We further compared our final TZQCY model against other state-of-the-art object detection algorithms. The results, shown below, underscore the superior performance of our integrated approach developed for the unmanned drone platform.
| Algorithm Model | Accuracy (%) | Precision (%) | Recall (%) |
|---|---|---|---|
| YOLOv3 | 82.42 | 82.12 | 80.91 |
| YOLOv4 | 83.24 | 83.14 | 83.09 |
| Faster R-CNN | 81.54 | 81.18 | 80.54 |
| Attention-SSD | 85.34 | 85.26 | 84.94 |
| Our TZQCY Model | 98.52 | 98.13 | 97.96 |
Finally, the practical utility of the system was tested by integrating the detection model with the robotic maintenance pod. The high-accuracy detections guided the unmanned drone to perform automated clearance of ice and tree branches encroaching on lines. The success rate, defined as the number of obstacles cleared divided by the total number targeted ($P_c = Z_c / Z$), was measured.

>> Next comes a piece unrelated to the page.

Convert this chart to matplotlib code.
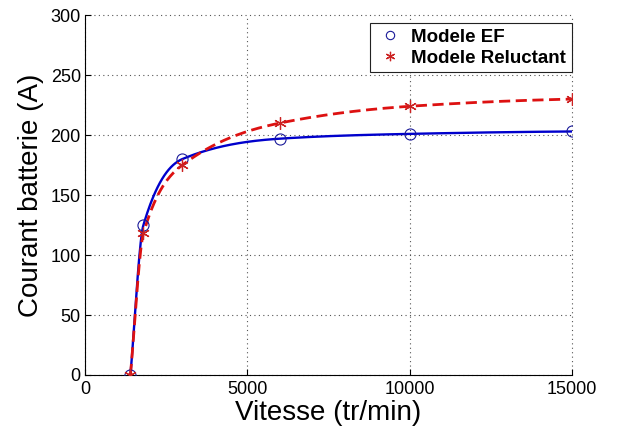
import numpy as np
import matplotlib
matplotlib.use("Agg")
import matplotlib.pyplot as plt

plt.rcParams['font.family'] = ['Liberation Sans', 'DejaVu Sans']

# Vitesse (tr/min) et courant batterie (A)
vitesse = [1400, 1800, 3000, 6000, 10000, 15000]
courant_ef = [0, 125, 180, 197, 201, 203]
courant_reluctant = [0, 118, 175, 210, 224, 230]


def pchip(x, y, xn):
    """Interpolation cubique monotone (Fritsch-Carlson) pour tracer la courbe lissée."""
    x = np.asarray(x, float)
    y = np.asarray(y, float)
    h = np.diff(x)
    d = np.diff(y) / h
    m = np.zeros_like(y)
    for k in range(1, len(x) - 1):
        if d[k - 1] * d[k] > 0:
            w1 = 2 * h[k] + h[k - 1]
            w2 = h[k] + 2 * h[k - 1]
            m[k] = (w1 + w2) / (w1 / d[k - 1] + w2 / d[k])
    m[0] = d[0]
    m[-1] = d[-1] * 0.5
    idx = np.clip(np.searchsorted(x, xn) - 1, 0, len(h) - 1)
    t = (xn - x[idx]) / h[idx]
    h00 = 2 * t**3 - 3 * t**2 + 1
    h10 = t**3 - 2 * t**2 + t
    h01 = -2 * t**3 + 3 * t**2
    h11 = t**3 - t**2
    return h00 * y[idx] + h10 * h[idx] * m[idx] + h01 * y[idx + 1] + h11 * h[idx] * m[idx + 1]


fig = plt.figure(figsize=(6.18, 4.32), dpi=100)
ax = fig.add_axes([0.1375, 0.132, 0.788, 0.833])

xs = np.linspace(vitesse[0], vitesse[-1], 600)
ax.plot(xs, pchip(vitesse, courant_ef, xs), color='#0000cc', lw=1.7, zorder=3)
ax.plot(xs, pchip(vitesse, courant_reluctant, xs), color='#dd1111', lw=2.0,
        ls=(0, (4, 2)), zorder=3)

# astérisque façon MATLAB : étoile à 6 branches en traits
asterisque = (6, 2, 0)
ax.plot(vitesse, courant_ef, 'o', mfc='none', mec='#1a1a99', ms=8, mew=0.8,
        label='Modele EF', zorder=4)
ax.plot(vitesse, courant_reluctant, ls='none', marker=asterisque, color='#cc2222',
        ms=9, mew=0.9, label='Modele Reluctant', zorder=4)

ax.set_xlim(0, 15000)
ax.set_ylim(0, 300)
ax.set_xticks([0, 5000, 10000, 15000])
ax.set_yticks(range(0, 301, 50))
ax.tick_params(direction='in', length=4, labelsize=13)
ax.tick_params(axis='x', pad=4)
ax.tick_params(axis='y', pad=3)
ax.grid(True, ls=(0, (1, 3)), color='#555555', lw=0.8)
for g in ax.get_xgridlines() + ax.get_ygridlines():
    g.set_clip_on(False)
ax.spines['top'].set_visible(False)
ax.spines['right'].set_visible(False)

ax.set_xlabel('Vitesse (tr/min)', fontsize=20, labelpad=2)
ax.set_ylabel('Courant batterie (A)', fontsize=20, labelpad=5)

leg = ax.legend(loc='upper right', bbox_to_anchor=(1.0, 0.978),
                prop={'weight': 'bold', 'size': 13.5}, markerscale=0.75,
                fancybox=False, edgecolor='#222222', framealpha=1,
                handlelength=1.5, handletextpad=0.4, borderpad=0.3,
                labelspacing=0.2, borderaxespad=0.0)
leg.get_frame().set_linewidth(0.8)

fig.savefig('out.png', dpi=100)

| Algorithm Model | Ice Clearance Rate (%) | Branch Clearance Rate (%) |
|---|---|---|
| YOLOv3 | 85.32 | 85.24 |
| YOLOv4 | 86.25 | 86.46 |
| Faster R-CNN | 84.34 | 84.52 |
| Attention-SSD | 87.56 | 88.42 |
| Our TZQCY Model | 97.24 | 97.25 |
In conclusion, this work presents a holistic environment-aware system for drone-assisted power inspection and maintenance. By designing a multi-sensor data acquisition module and a significantly improved, lightweight YOLOv5-based detection algorithm (TZQCY), we have successfully addressed key limitations of current vision-only drone inspections. The system not only achieves high fault identification accuracy and speed suitable for real-time operation on an unmanned drone but also enables preliminary autonomous maintenance actions. This integrated approach paves the way for more intelligent, predictive, and efficient power grid management, reducing risk and operational cost while enhancing reliability.